Zäsursetzungen in der Historiographie bringen also Probleme mit sich. Doch kann es konkretere Modelle geben? Laut Matthias Schöning schon:

Alle Ereignisse, die sich – metaphorischer Gebrauch eingeschlossen – als Revolutionen bezeichnen lassen, weil sie plötzlich und veränderungsintensiv in das Leben vieler Menschen eingreifen und deren Alltag gleichsam ‚umkrempeln‘, kommen zugleich als Kandidaten für historische „Zäsuren“ in Frage.

Somit bietet Schöning die, auch metaphorische, Revolution als Synonym an. Seine Formulierung wirft dabei allerdings auch die Fragen auf, inwiefern Revolutionen plötzlich auftreten; auch die Formulierung „viele Menschen“ mit der Relativität von viel ist problematisch. Etwas polemisch könnte ihm entgegengehalten werden, dass er sich hier ein Modell für seine Kritik an der Zäsursetzung zurechtlegt – doch dazu später mehr.

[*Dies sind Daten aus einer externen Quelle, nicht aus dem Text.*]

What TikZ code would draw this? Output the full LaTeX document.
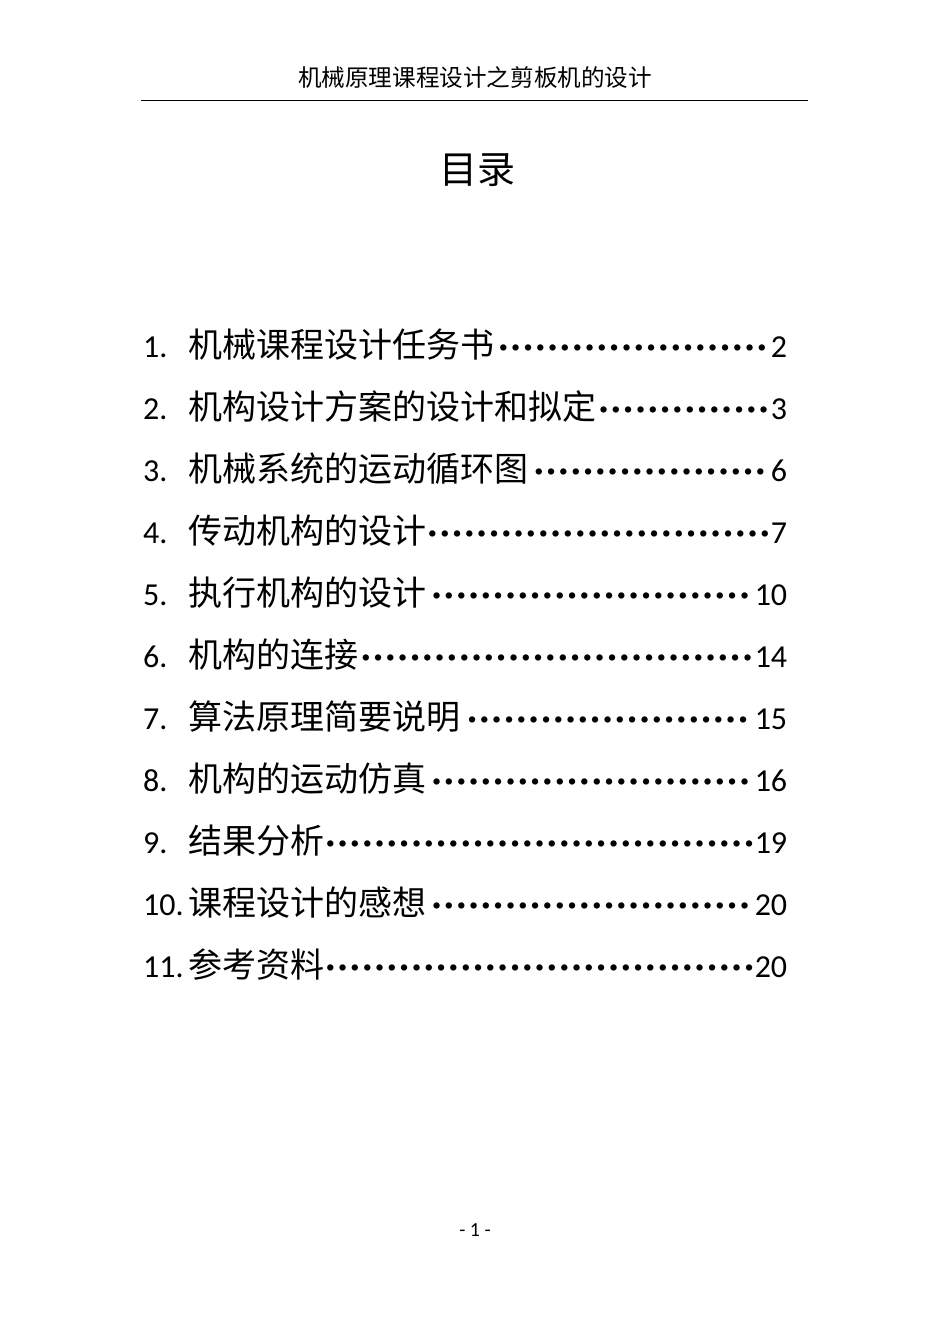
\documentclass[tikz,border=0pt]{standalone}
\usepackage{fontspec}
\setmainfont{Carlito}
\newfontfamily\cjk{Noto Sans CJK SC}
\tikzset{entry/.style={anchor=west,inner sep=0pt,text width=644pt,font=\fontsize{32}{34}\selectfont}}
\newcommand{\tocline}[3]{\makebox[45pt][l]{#1}{\cjk\fontsize{34}{36}\selectfont #2}\cleaders\hbox to 12.3pt{\hss\fontsize{34}{34}\selectfont\bfseries ·\hss}\hfill #3}
\begin{document}
\begin{tikzpicture}[x=1pt,y=1pt]
\useasboundingbox (0,0) rectangle (950,-1344);
\node (hdr) at (475,-78) {\cjk\fontsize{23.6}{24}\selectfont 机械原理课程设计之剪板机的设计};
\coordinate (r1) at (141,-100); \coordinate (r2) at (808,-100);
\draw[line width=1pt] (r1) -- (r2);
\node (title) at (477,-170) {\cjk\fontsize{38}{40}\selectfont 目录};
\node[entry] (e1) at (143,-345) {\tocline{1.}{机械课程设计任务书}{2}};
\node[entry] (e2) at (143,-407) {\tocline{2.}{机构设计方案的设计和拟定}{3}};
\node[entry] (e3) at (143,-469) {\tocline{3.}{机械系统的运动循环图}{6}};
\node[entry] (e4) at (143,-531) {\tocline{4.}{传动机构的设计}{7}};
\node[entry] (e5) at (143,-593) {\tocline{5.}{执行机构的设计}{10}};
\node[entry] (e6) at (143,-655) {\tocline{6.}{机构的连接}{14}};
\node[entry] (e7) at (143,-717) {\tocline{7.}{算法原理简要说明}{15}};
\node[entry] (e8) at (143,-779) {\tocline{8.}{机构的运动仿真}{16}};
\node[entry] (e9) at (143,-841) {\tocline{9.}{结果分析}{19}};
\node[entry] (e10) at (143,-903) {\tocline{10.}{课程设计的感想}{20}};
\node[entry] (e11) at (143,-965) {\tocline{11.}{参考资料}{20}};
\node (foot) at (475,-1230) {\fontsize{20}{22}\selectfont - 1 -};
\end{tikzpicture}
\end{document}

Wird das Wort „plötzlich“ unter der Annahme, dass eine solche Revolution sich durch verschiedene Entwicklungen anbahnt und nur als Ereignis, das dadurch in den Augen der Revolutionäre notwendig geworden ist, aus dieser Definition entfernt, erscheint sein Modell also durchaus anwendbar. So soll der Begriff „Zäsur“ hier als veränderungsintensiv in eine Entwicklung einschneidendes Ereignis verstanden werden.

Aber warum ist es überhaupt so ein großes Problem, in der Geschichtsschreibung von einer Zäsur zu sprechen? So groß, dass Schöning Historikern, die – unter bestimmten Voraussetzungen – von Zäsuren schreiben, die Wissenschaftlichkeit abspricht?

Ereignissen die Bedeutung einer Zäsur zuzuschreiben, ist insofern fragwürdig, da  „die appellative Funktion klar über den Erklärungswert“  dominiere. Demnach gehe es weniger darum, eine sinnvolle Strukturierung der Geschichte vorzunehmen, als um die Stärkung der eigenen Position gegenüber gegenläufigen Meinungen im Diskurs, oder, mit Stephan Packards Worten bezüglich der Zäsur in der Zeitgeschichte ausgedrückt: „Die der Zäsur bestreiten heißt dann, in der Zeit der Zäsur vorgestrig zu sein“.

Damit verzahne sich zudem auch oft eine historiographische Ungenauigkeit:

Der Begriff ‚Zäsur‘ und seine Synonyme scheinen immer dann herangezogen zu werden, wenn es gilt, die Differenz zwischen einem Vorher und einem Nachher zu markieren und als besonders hervorzuheben, ohne sie genauer zu bestimmen.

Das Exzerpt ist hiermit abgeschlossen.